Carving turns will speed up the ski, but skidding turns will slow them down; a little skidding, like the prelude to a hockey stop, can slow down a turn by using less edging. If you need to drop speed suddenly to avoid another skier, for instance, use a controlled hockey stop followed by a release.

Savvy experts often read the terrain for places to control speed. A short rise in a slope provides a good place to shirk off some speed. Rather than tucking into the compression before the rise, ski up the rise and bank slowly off of it.

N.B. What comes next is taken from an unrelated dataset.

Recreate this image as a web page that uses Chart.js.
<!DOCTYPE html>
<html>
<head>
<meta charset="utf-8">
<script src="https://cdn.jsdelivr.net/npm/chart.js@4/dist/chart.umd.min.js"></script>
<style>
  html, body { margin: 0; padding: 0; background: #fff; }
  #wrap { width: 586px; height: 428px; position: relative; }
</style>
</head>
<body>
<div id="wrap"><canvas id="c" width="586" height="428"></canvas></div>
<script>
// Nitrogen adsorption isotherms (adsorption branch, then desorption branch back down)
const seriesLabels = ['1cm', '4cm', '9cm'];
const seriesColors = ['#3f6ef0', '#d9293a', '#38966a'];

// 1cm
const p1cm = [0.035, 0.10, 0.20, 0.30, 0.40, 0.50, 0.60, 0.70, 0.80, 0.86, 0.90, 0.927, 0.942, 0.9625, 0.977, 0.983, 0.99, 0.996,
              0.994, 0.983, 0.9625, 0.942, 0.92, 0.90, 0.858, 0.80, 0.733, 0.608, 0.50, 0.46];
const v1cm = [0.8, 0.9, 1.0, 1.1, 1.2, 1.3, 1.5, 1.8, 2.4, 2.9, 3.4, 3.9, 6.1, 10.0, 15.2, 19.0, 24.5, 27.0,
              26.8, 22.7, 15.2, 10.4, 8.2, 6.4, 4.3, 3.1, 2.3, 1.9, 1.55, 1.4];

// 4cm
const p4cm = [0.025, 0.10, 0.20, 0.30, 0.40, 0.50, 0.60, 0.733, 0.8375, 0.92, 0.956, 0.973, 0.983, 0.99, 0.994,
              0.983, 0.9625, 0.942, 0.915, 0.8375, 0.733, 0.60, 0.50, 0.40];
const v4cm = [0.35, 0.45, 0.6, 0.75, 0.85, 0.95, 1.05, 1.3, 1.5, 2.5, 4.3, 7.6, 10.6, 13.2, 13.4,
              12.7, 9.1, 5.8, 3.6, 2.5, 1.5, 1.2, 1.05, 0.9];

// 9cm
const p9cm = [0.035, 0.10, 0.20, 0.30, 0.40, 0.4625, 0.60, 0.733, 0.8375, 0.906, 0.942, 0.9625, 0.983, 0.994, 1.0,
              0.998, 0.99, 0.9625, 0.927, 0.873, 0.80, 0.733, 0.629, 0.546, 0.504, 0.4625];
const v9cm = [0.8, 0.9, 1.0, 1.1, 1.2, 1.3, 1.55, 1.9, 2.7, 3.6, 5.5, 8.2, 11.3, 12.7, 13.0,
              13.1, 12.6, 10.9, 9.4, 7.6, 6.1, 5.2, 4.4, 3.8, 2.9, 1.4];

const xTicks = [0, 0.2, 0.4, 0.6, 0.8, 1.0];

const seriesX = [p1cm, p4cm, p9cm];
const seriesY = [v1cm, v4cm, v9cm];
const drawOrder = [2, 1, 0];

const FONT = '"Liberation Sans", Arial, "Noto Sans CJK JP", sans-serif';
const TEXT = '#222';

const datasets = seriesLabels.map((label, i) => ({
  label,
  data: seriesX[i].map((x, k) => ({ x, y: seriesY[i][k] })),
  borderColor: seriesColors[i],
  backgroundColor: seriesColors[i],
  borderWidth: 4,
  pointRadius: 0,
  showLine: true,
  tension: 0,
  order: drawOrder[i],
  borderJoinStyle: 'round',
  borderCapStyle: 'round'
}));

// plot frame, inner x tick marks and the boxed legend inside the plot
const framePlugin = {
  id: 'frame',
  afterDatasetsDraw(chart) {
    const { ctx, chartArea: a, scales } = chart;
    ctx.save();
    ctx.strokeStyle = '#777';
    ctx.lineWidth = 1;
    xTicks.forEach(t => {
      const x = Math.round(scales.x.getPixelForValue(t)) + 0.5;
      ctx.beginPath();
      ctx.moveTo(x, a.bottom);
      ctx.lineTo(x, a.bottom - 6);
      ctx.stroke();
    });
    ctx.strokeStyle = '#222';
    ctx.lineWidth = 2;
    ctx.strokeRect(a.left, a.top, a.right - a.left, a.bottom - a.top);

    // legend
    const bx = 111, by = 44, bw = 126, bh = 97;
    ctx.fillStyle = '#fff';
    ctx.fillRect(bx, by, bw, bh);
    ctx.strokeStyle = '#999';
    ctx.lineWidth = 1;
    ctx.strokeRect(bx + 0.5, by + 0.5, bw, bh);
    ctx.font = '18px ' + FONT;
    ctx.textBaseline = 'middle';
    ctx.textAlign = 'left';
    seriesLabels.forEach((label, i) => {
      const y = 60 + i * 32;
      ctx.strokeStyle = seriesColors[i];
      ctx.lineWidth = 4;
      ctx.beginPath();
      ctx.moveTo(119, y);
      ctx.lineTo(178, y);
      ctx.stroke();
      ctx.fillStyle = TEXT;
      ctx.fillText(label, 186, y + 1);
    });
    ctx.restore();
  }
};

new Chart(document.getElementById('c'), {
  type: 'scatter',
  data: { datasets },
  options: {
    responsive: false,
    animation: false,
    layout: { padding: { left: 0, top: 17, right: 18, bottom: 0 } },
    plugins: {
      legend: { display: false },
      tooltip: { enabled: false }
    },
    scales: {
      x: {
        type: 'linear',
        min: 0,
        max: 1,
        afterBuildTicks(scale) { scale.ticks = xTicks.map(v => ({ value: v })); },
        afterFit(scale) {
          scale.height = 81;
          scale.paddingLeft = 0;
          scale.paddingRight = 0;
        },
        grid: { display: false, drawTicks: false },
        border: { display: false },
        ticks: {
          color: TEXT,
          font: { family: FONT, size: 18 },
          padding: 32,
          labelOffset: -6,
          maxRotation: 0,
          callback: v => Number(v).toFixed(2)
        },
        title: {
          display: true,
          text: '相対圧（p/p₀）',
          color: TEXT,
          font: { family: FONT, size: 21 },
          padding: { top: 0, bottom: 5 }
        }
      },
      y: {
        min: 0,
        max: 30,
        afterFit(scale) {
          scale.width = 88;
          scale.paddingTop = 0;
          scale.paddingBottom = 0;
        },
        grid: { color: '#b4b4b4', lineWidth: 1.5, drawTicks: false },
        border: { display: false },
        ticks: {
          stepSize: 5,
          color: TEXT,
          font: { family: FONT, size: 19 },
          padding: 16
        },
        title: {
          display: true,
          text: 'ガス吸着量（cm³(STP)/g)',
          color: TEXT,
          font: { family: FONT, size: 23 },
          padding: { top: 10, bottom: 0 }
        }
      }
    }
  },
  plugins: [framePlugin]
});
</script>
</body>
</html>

On a rollover, instead of skiing straight over it down the fall line, carve a turn across it to lessen speed. Learning to read the terrain will help you find many ways to help you manage control of your speed. Enjoy the adrenaline, but keep the speed under control.



Turn shape can aid in skiing steeps. Rounded carved turns can be adjusted to slow down or speed up. The longer you pressure the working ski at the end of the turn, the more the ski will slow down.

If the skis are turned uphill a little before starting the next turn, they will slow down, too. Conversely, swapping quickly at the finish of the turn into the start of the next turn will speed up the skis.

Broad radius, giant slalom-style turns work on steep, wide slopes. On narrower steep slopes, short radius turns do the trick of descending within the confines of the run edges.

On ultra steep, narrow slopes, such as chutes, employing quick, pivoting side slips work better instead of rounded turns. This type of turn keeps the speed slow and the turns within the narrow confines of the chute.




Rather than attempting to conquer the steeps via trial and error, which could end with an emergency room visit, hire a professional instructor. Many ski resorts offer lessons in steep skiing techniques.

You can take one group or private lesson to gain an introduction to the steeps, but you’ll progress further and faster with multi-day programs or ski weeks that solidify techniques. Look for ski instructors in North America certified through the Professional Ski Instructors of America (PSIA) or Canadian Ski Instructors’ Alliance (CSIA).